The bright spots come when Sheeran leans into sounds outside his usual palette. “Azizam,” which takes its name from an Iranian term meaning “my darling,” is the most vibrant song here, full of energy and rhythm, with producer Ilya weaving in traditional Iranian instruments. “Sapphire,” a collaboration with Punjabi star Arijit Singh, and “Symmetry,” which builds on a lively tabla rhythm from Jayesh Kathak, are heavy-handed but carried by Sheeran’s genuine enthusiasm. The excitement in his delivery recalls the risk-taking that once made songs like “South of the Border” so oddly compelling. With Shah Rukh Khan, India’s biggest film icon, appearing in the “Sapphire” video, these songs are positioned to make a real impact.

On these tracks, Sheeran finally sounds engaged. He has said he finished the album in Goa, and these moments feel alive enough that you wish he had built the whole project around them.

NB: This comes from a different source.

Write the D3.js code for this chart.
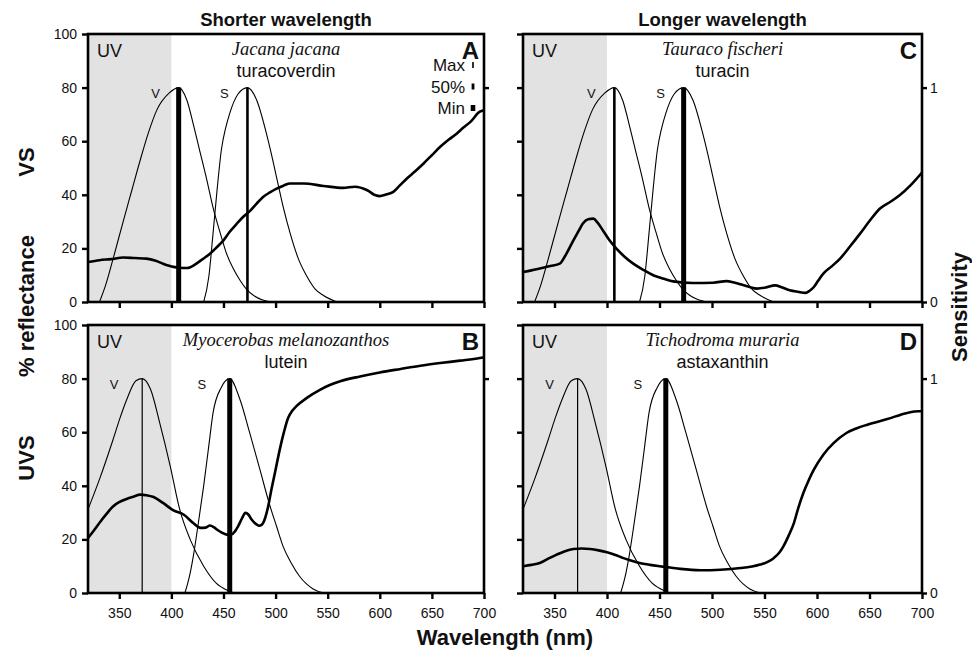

Still, the timing feels strange. Just one day before the album’s release, more than 110,000 far-right protesters marched through London, railing against immigration. Against that backdrop, Sheeran’s lighthearted collaborations with Indian and Iranian musicians feel disconnected, like escapist gestures at a time when such apolitical optimism already feels outdated.

The record closes with “Heaven,” one of its better songs, but also one that highlights Sheeran’s ongoing issues. On one level, it nods to a recurring critique of his work: even though he won both of his copyright lawsuits in 2023 and 2024, many listeners still hear echoes of other songs in his writing, and “Heaven” sounds a lot like Jason Mraz’s “I’m Yours” or Charli XCX’s “Everything Is Romantic.” On another level, its mix of light percussion and straightforward lyrics strikes a balance between the adventurousness he claims he has outgrown and the clichés that drag down much of the album. But then, as if unable to help himself, he falls back on familiar imagery: “Chemicals bursting, exploding/As every second’s unfolding.” Which, if you are playing the drinking game, means another double shot.